What is your construct?
Why and how did you select your measure?
What measure did you use to operationalize the construct?
How did you quantify your measure?
Did you modify the scale? And if so, how and why?
Did you create a measure on the fly?

Q4:

We should be certain of what we’re trying to measure. What hypothetical construct are we trying to model?
We should choose our scales carefully. Is this really the most suitable scale for my study? Is this scale sufficiently validated?
We need to fully identify and adequately cite the scales we use. Provide correct citations. Give the version of multi-version scales.
We have many options when it comes to transforming observed scale responses into the scores/variables that we analyze in our model. Creating a naive sum score implies a very different operationalizion of the hypothetical construct than using CFA to create a latent factor. So, we need to be transparent about all data processing, transformation, and scoring procedures we apply.
Validated scales are only valid in their original form. If we modify a validated scale, we can’t really claim to be measuring the construct the original scale assessed. So, we should only modify scales when we have very strong reasons to do so, and we need to explicitly state and justify those reasons.

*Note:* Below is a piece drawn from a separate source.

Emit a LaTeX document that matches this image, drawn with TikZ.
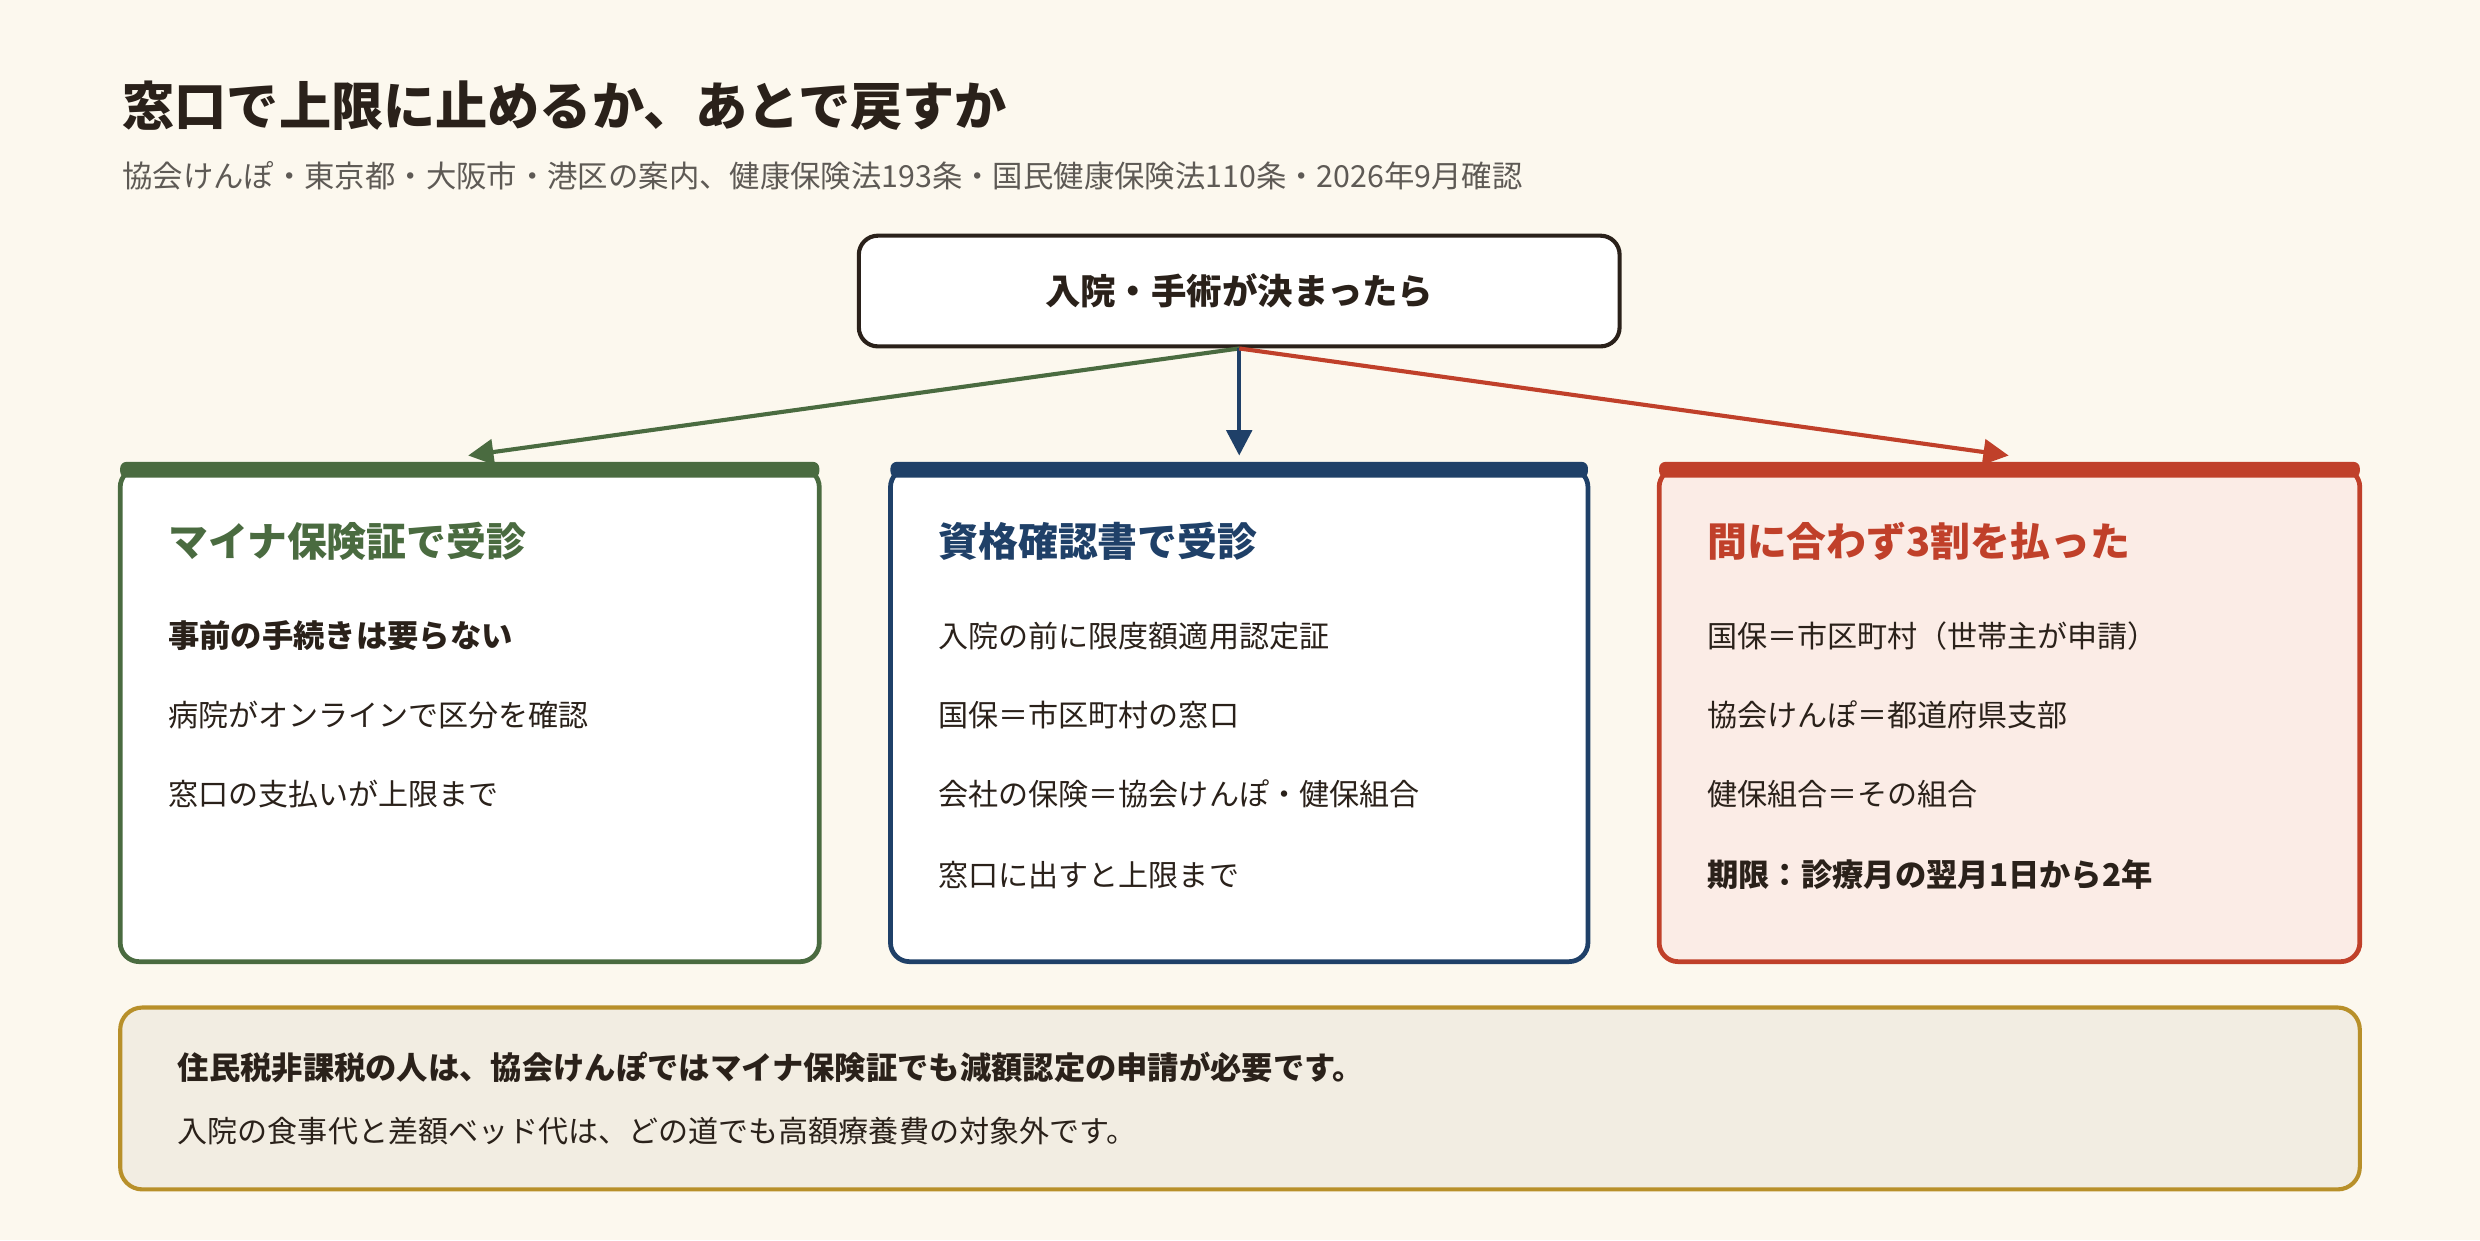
\documentclass[tikz,border=0pt]{standalone}
\usepackage{fontspec}
\setmainfont{Noto Sans CJK JP}
\usetikzlibrary{arrows.meta}
\definecolor{bg}{HTML}{FCF8EE}
\definecolor{cg}{HTML}{4A6B40}
\definecolor{cn}{HTML}{1F4068}
\definecolor{cr}{HTML}{C0402A}
\definecolor{pk}{HTML}{FBECE6}
\definecolor{nb}{HTML}{F2EDE2}
\definecolor{gd}{HTML}{B8902A}
\definecolor{tx}{HTML}{2A211A}
\definecolor{gy}{HTML}{5E5A55}
\begin{document}
\begin{tikzpicture}[x=0.5pt,y=-0.5pt,
 card/.style={draw=#1,line width=1.5pt,rounded corners=6pt},
 bar/.style={fill=#1,rounded corners=2pt},
 ttl/.style={anchor=west,inner sep=0pt,font=\fontsize{12.6}{15}\selectfont\bfseries,text=#1},
 itm/.style={anchor=west,inner sep=0pt,font=\fontsize{9.5}{11}\selectfont,text=tx},
 bitm/.style={itm,font=\fontsize{9.9}{11}\selectfont\bfseries},
 arr/.style={draw=#1,line width=1.3pt,-{Triangle[length=8pt,width=8pt]}}]
\fill[bg] (0,0) rectangle (1568,784);
\node[anchor=west,inner sep=0pt,font=\fontsize{16.5}{19}\selectfont\bfseries,text=tx] (title) at (77,67) {窓口で上限に止めるか、あとで戻すか};
\node[anchor=west,inner sep=0pt,font=\fontsize{9.6}{11}\selectfont,text=gy] (sub) at (77,111) {協会けんぽ・東京都・大阪市・港区の案内、健康保険法193条・国民健康保険法110条・2026年9月確認};
\node[draw=tx,fill=white,line width=1.3pt,rounded corners=6pt,minimum width=481*0.5pt,minimum height=70*0.5pt,font=\fontsize{11.2}{13}\selectfont\bfseries,text=tx] (top) at (783.5,184) {入院・手術が決まったら};
% cards
\draw[card=cg,fill=white] (76,296) rectangle (518,608);
\fill[bar=cg] (76,292) rectangle (518,302);
\draw[card=cn,fill=white] (563,296) rectangle (1004,608);
\fill[bar=cn] (563,292) rectangle (1004,302);
\draw[card=cr,fill=pk] (1049,296) rectangle (1492,608);
\fill[bar=cr] (1049,292) rectangle (1492,302);
\coordinate (g) at (296,288);
\coordinate (n) at (783.5,288);
\coordinate (r) at (1270,288);
\draw[arr=cg] (top.south) -- (g);
\draw[arr=cn] (top.south) -- (n);
\draw[arr=cr] (top.south) -- (r);
% green
\node[ttl=cg] (g0) at (106,342) {マイナ保険証で受診};
\node[bitm] (g1) at (106,402) {事前の手続きは要らない};
\node[itm] (g2) at (106,452) {病院がオンラインで区分を確認};
\node[itm] (g3) at (106,502) {窓口の支払いが上限まで};
% navy
\node[ttl=cn] (n0) at (593,342) {資格確認書で受診};
\node[itm] (n1) at (593,402) {入院の前に限度額適用認定証};
\node[itm] (n2) at (593,452) {国保＝市区町村の窓口};
\node[itm] (n3) at (593,502) {会社の保険＝協会けんぽ・健保組合};
\node[itm] (n4) at (593,553) {窓口に出すと上限まで};
% red
\node[ttl=cr] (r0) at (1079,342) {間に合わず3割を払った};
\node[itm] (r1) at (1079,402) {国保＝市区町村（世帯主が申請）};
\node[itm] (r2) at (1079,452) {協会けんぽ＝都道府県支部};
\node[itm] (r3) at (1079,502) {健保組合＝その組合};
\node[bitm] (r4) at (1079,553) {期限：診療月の翌月1日から2年};
% note
\draw[draw=gd,fill=nb,line width=1.3pt,rounded corners=7pt] (76,637) rectangle (1492,752);
\node[bitm] (b1) at (112,675) {住民税非課税の人は、協会けんぽではマイナ保険証でも減額認定の申請が必要です。};
\node[itm] (b2) at (112,715) {入院の食事代と差額ベッド代は、どの道でも高額療養費の対象外です。};
\end{tikzpicture}
\end{document}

Any scales we create for one-off use are almost certainly bad. Without rigorous statistical validation, a measurement instrument can only be face valid (and, often, we don’t even surmount this low bar). Deep down, we all tend to think that we won’t make the same mistakes as others. So, it’s common to over-estimate our scale development skills and tell ourselves that the face validity of our scale will certainly generalize to other validities, but we’re probably wrong. Scale development is very hard. If we could all whip together a valid scale, their would be no need for the fields of psychometrics or educational testing.